Due process requires, among other things, that any disablement of a right be done only by a court of competent jurisdiction in response to a petition to do so, and after arguments and evidence are heard from all sides to support or refute the granting of such petition. The only rights which may be disabled by statute and without a specific court proceeding are the rights of majority, or adulthood. Common Law recognizes that persons are born with disabilities of minority, and constitutions and laws typically define some age at which those disabilities are removed, such as age 18 in the United States for purposes of voting, although it may allow for such disabilities to be removed earlier, or retained past the usual age of majority, upon petition to do so.
Due process therefore requires that each and every right which is to be disabled be argued separately on its merits, and the ruling or sentence of the court explicitly disable each such right.
This requirement therefore comes into conflict with legislation which prescribes the disablement of certain rights for persons convicted of certain types of crimes, such as the right to vote or to keep and bear arms, without that disablement being made an explicit part of the sentence or the sentencing hearing. Such legislation must be considered unconstitutional, for even though there may be due process in the case which results in the explicit disablement of the rights to certain liberties or properties, those disablements are openly stated and argued, and the statutory inclusion of other disablements that are not made explicit or separately argued is a denial of due process.
Duties under the Social Contract
While a constitution prescribes the legal rights of individuals and the powers of government, the social contract also includes certain duties which members assume upon entry. Those duties include the duty to avoid infringing on the rights of other members, to obey just laws, to comply with and help enforce just contracts, to serve on juries, and to defend the community.
It is important to recognize that although individuals have a right of self-defense in the state of nature, when they enter into society under the social contract, the pooling of that right transforms it into a duty to defend the community, and therefore to risk or sacrifice one's life, liberty, or property if such defense should require it. The right of self-defense is no longer supreme, although it survives the transition to society as a duty to defend oneself as part of the community. Pacifism in the face of mortal danger to oneself or others is therefore not consistent with the social contract, and persons who insist on that position must be considered not to be members of society or entitled to its benefits, and if they live in the same country, have the status of resident aliens.
This duty implies not only individual action to defend the community, but the duty to do so in concert with others as an organized and trained militia. Since public officials may themselves pose a threat to the community, such militias may be subject to call-up by officials, but may not be subject to their control except insofar as they are acting in accordance with the constitution and laws pursuant thereto, and in defense of the community. Since any official designated to call up the militia may be an enemy of the constitution and laws, and may fail to issue a call-up when appropriate, militias must remain able to be called up by any credible person and independent of official control.

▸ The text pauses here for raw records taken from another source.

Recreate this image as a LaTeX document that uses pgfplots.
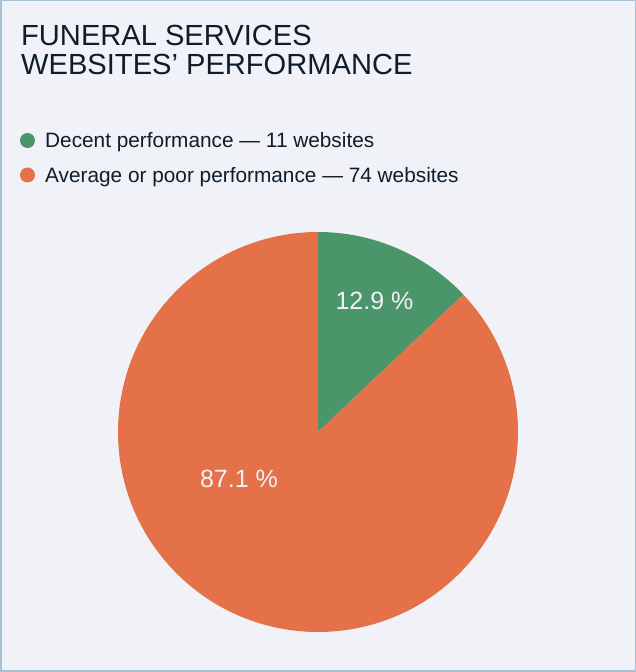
\documentclass[border=0pt]{standalone}
\usepackage{pgfplots}
\pgfplotsset{compat=1.18}
\usepackage{pgfplotstable}
\usepackage{fontspec}
\setmainfont{Liberation Sans}
\definecolor{bgcol}{HTML}{F0F2F7}
\definecolor{bordercol}{HTML}{A9C0D4}
\definecolor{txtcol}{HTML}{0F1C2B}
\definecolor{greencol}{HTML}{4A956A}
\definecolor{orangecol}{HTML}{E57149}
\definecolor{lblcol}{HTML}{F0F2F7}
\pgfplotstableread{
label value
Decent 11
Average 74
}\piedata
\begin{document}
\begin{tikzpicture}[x=1pt,y=1pt]
\pgfplotstablegetelem{0}{value}\of\piedata \let\va\pgfplotsretval
\pgfplotstablegetelem{1}{value}\of\piedata \let\vb\pgfplotsretval
\pgfmathsetmacro{\angA}{90-360*\va/(\va+\vb)}
\pgfmathsetmacro{\xA}{200*cos(\angA)}
\pgfmathsetmacro{\yA}{200*sin(\angA)}
\fill[bgcol] (0,0) rectangle (636,672);
\draw[bordercol,line width=1.5pt] (0.75,0.75) rectangle (635.25,671.25);
% title
\node[anchor=base west,inner sep=0,text=txtcol,font=\fontsize{29.1}{30}\selectfont] at (21,{672-46}) {FUNERAL SERVICES};
\node[anchor=base west,inner sep=0,text=txtcol,font=\fontsize{29.1}{30}\selectfont] at (21,{672-75}) {WEBSITES’ PERFORMANCE};
% legend
\fill[greencol] (27.5,{672-140.5}) circle (7.5);
\fill[orangecol] (27.5,{672-175}) circle (7.5);
\node[anchor=base west,inner sep=0,text=txtcol,font=\fontsize{20.8}{21}\selectfont] at (45,{672-148}) {Decent performance — 11 websites};
\node[anchor=base west,inner sep=0,text=txtcol,font=\fontsize{20.8}{21}\selectfont] at (45,{672-182.5}) {Average or poor performance — 74 websites};
\begin{axis}[x=1pt,y=1pt,anchor=origin,at={(318pt,240pt)},
  xmin=-200,xmax=200,ymin=-200,ymax=200,hide axis,clip=false]
\fill[greencol] (axis cs:0,0) -- (axis cs:0,200) arc[start angle=90,end angle=\angA,radius=200] -- cycle;
\fill[orangecol] (axis cs:0,0) -- (axis cs:\xA,\yA) arc[start angle=\angA,end angle=-270,radius=200] -- cycle;
\node[anchor=base,inner sep=0,text=lblcol,font=\fontsize{25}{26}\selectfont] at (axis cs:56.5,122) {12.9 \%};
\node[anchor=base,inner sep=0,text=lblcol,font=\fontsize{25}{26}\selectfont] at (axis cs:-79,-56) {87.1 \%};
\end{axis}
\end{tikzpicture}
\end{document}
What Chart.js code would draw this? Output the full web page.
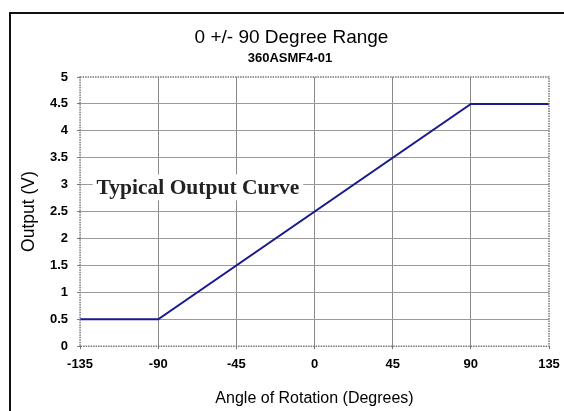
<!DOCTYPE html>
<html>
<head>
<meta charset="utf-8">
<script src="https://cdn.jsdelivr.net/npm/chart.js@4.4.1/dist/chart.umd.min.js"></script>
<style>
html,body{margin:0;padding:0;background:#fff;}
#wrap{width:564px;height:411px;position:relative;}
</style>
</head>
<body>
<div id="wrap"><canvas id="c" width="564" height="411"></canvas></div>
<script>
const angles = [-135, -90, 90, 135];
const outputs = [0.5, 0.5, 4.5, 4.5];
const xTicks = [-135, -90, -45, 0, 45, 90, 135];
const yTicks = [0, 0.5, 1, 1.5, 2, 2.5, 3, 3.5, 4, 4.5, 5];
const titleText = '0 +/- 90 Degree Range';
const subtitleText = '360ASMF4-01';
const xTitle = 'Angle of Rotation (Degrees)';
const yTitle = 'Output (V)';
const noteText = 'Typical Output Curve';
const noteAt = {x: -125.5, y: 2.95};

const framePlugin = {
  id: 'frame',
  beforeDraw(chart) {
    const ctx = chart.ctx;
    ctx.save();
    ctx.fillStyle = '#fff';
    ctx.fillRect(0, 0, chart.width, chart.height);
    ctx.strokeStyle = '#111';
    ctx.lineWidth = 2;
    ctx.strokeRect(10, 13, chart.width + 20, chart.height + 20);
    // titles
    ctx.fillStyle = '#000';
    ctx.textAlign = 'center';
    ctx.textBaseline = 'middle';
    ctx.font = '19px "Liberation Sans", Arial, sans-serif';
    ctx.fillText(titleText, 291.5, 38);
    ctx.font = 'bold 13px "Liberation Sans", Arial, sans-serif';
    ctx.fillText(subtitleText, 290, 58);
    ctx.restore();
  },
  afterDatasetsDraw(chart) {
    const ctx = chart.ctx;
    const a = chart.chartArea;
    ctx.save();
    ctx.strokeStyle = '#777';
    ctx.lineWidth = 1.5;
    ctx.setLineDash([1.5, 1]);
    ctx.strokeRect(a.left, a.top, a.right - a.left, a.bottom - a.top);
    ctx.setLineDash([]);
    // note label
    const xs = chart.scales.x, ys = chart.scales.y;
    const px = xs.getPixelForValue(noteAt.x), py = ys.getPixelForValue(noteAt.y);
    ctx.font = 'bold 21.5px "Liberation Serif", "Times New Roman", serif';
    const w = ctx.measureText(noteText).width;
    ctx.fillStyle = '#fff';
    ctx.fillRect(px - 4, py - 13, w + 8, 26);
    ctx.fillStyle = '#222';
    ctx.textBaseline = 'middle';
    ctx.textAlign = 'left';
    ctx.fillText(noteText, px, py + 1);
    ctx.restore();
  }
};

new Chart(document.getElementById('c'), {
  type: 'line',
  data: {
    datasets: [{
      data: angles.map((a, i) => ({x: a, y: outputs[i]})),
      borderColor: '#1a1a8f',
      borderWidth: 2,
      pointRadius: 0,
      tension: 0,
      fill: false
    }]
  },
  options: {
    responsive: false,
    animation: false,
    devicePixelRatio: 1,
    layout: {padding: {left: 19, right: 15, top: 77, bottom: 3}},
    plugins: {
      legend: {display: false},
      tooltip: {enabled: false},
      title: {display: false},
      subtitle: {display: false}
    },
    scales: {
      x: {
        type: 'linear', min: -135, max: 135,
        afterBuildTicks: s => { s.ticks = xTicks.map(v => ({value: v})); },
        afterFit: s => { s.paddingLeft = 0; s.paddingRight = 0; },
        grid: {color: c => (c.tick && (c.tick.value === -135 || c.tick.value === 135)) ? 'rgba(0,0,0,0)' : '#8a8a8a',
               lineWidth: 1, tickLength: 3, tickColor: '#777'},
        border: {display: false},
        ticks: {color: '#000', font: {family: 'Liberation Sans, Arial, sans-serif', size: 13, weight: 'bold'}, padding: 7, maxRotation: 0,
                callback: v => String(v)},
        title: {display: true, text: xTitle, color: '#000',
          font: {family: 'Liberation Sans, Arial, sans-serif', size: 16}, padding: {top: 10, bottom: 0}}
      },
      y: {
        type: 'linear', min: 0, max: 5,
        afterBuildTicks: s => { s.ticks = yTicks.map(v => ({value: v})); },
        afterFit: s => { s.paddingTop = 0; s.paddingBottom = 0; },
        grid: {color: c => (c.tick && (c.tick.value === 0 || c.tick.value === 5)) ? 'rgba(0,0,0,0)' : '#9a9a9a',
               lineWidth: 1, tickLength: 3, tickColor: '#777'},
        border: {display: false},
        ticks: {color: '#000', font: {family: 'Liberation Sans, Arial, sans-serif', size: 13, weight: 'bold'}, padding: 9,
                callback: v => String(v)},
        title: {display: true, text: yTitle, color: '#000',
          font: {family: 'Liberation Sans, Arial, sans-serif', size: 17.5}, padding: {top: 0, bottom: 1}}
      }
    }
  },
  plugins: [framePlugin]
});
</script>
</body>
</html>
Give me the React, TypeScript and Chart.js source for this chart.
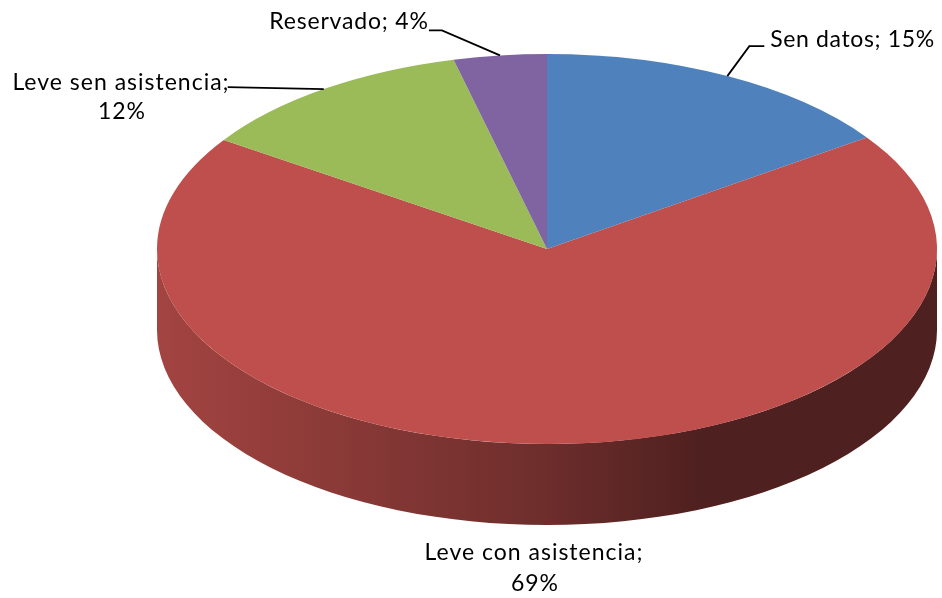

Another important duty is jury duty. Since officials may be corrupt or abusive or their power, grand jurors have the duty not only to bring an indictment upon evidence presented to it by a prosecutor, but to conduct their own investigations and if necessary, to appoint their own prosecutors to conduct a trial on the evidence. Petit jurors have the duty to not only follow the instructions of the judge to bring a verdict on the "facts" in a case, but to rule on all issues before the court, overriding the judge if necessary. No matter how despicable an accused defendant might be or how heinous his acts, they have the duty to find that accused not guilty if the court lacks jurisdiction, if the rights of the accused were seriously violated in the course of the investigation or trial, or if the law under which the accused is charged is misapplied to the case or is unconstitutional; and to find the law unconstitutional if it is in violation of the constitutional rights of the accused, if it is not based on any power delegated to the government, if it is unequally enforced, or if it is so vague that honest persons could disagree on how to obey or enforce it. Since most jury instructions now discourage petit juries from exercising that duty, almost all convictions brought by such juries in which there was an issue in law must be considered invalid, due to jury tampering by the court.
Governmental Powers and Duties
Some critics of social contract theory argue that there are some powers of government that are not derived from powers of the people or delegated to the government by them. However, a careful analysis will show that all powers exercised by government derive either from the people as a whole, or from some subset of the people, or from one person, and that only the first are legitimate. The power to tax? Persons in the state of nature have the power to tax themselves, although they would not ordinarily think of it that way.
Most written constitutions prescribe the powers delegated to government, but are not always explicit about the duties. It is implied that the government has the duty to exercise its powers wisely and pursuant to the purposes of the social contract. But some persons argue that the power to act is also the power not to act. Could the government choose not to exercise its power to conduct elections, or to defend the country, or to maintain a sound currency, or to organize and train the militias of each state? No. Except in case of emergency, and only for the duration of the emergency, government must exercise the powers delegated to it according to their purposes to the best of its ability. That is its duty. Just as it is the duty of every member of society to exercise his or her powers in service of the community.
References:
[] Ernest Barker, ed., Social Contract, Oxford U. Press, London, 1960. Contains the essays: John Locke, An Essay Concerning the True Original, Extent, and End of Civil Government; David Hume, Of the Original Contract; Jean-Jacques Rousseau, The Social Contract.
[] James Madison, Notes of Debates in the Federal Convention. The definitive record of the proceedings of the Constitutional Convention of 1787.
[] James Madison, Alexander Hamilton, John Jay, The Federalist.
[] Bernard Schwartz, The Roots of the Bill of Rights, Chelsea House, New York, 1980.
[] Leonard W. Levy, Original Intent and the Framers' Constitution, 1988, Macmillan, New York. Scholar examines "original intent" doctrine and its alternatives.
[] Stephen P. Halbrook, That Every Man Be Armed, 1984, Independent Institute, 134 98th Av, Oakland, CA 94603.
[] Clarence Streit, Atlantic Union Now, 1962, Freedom & Union Press, Washington, DC.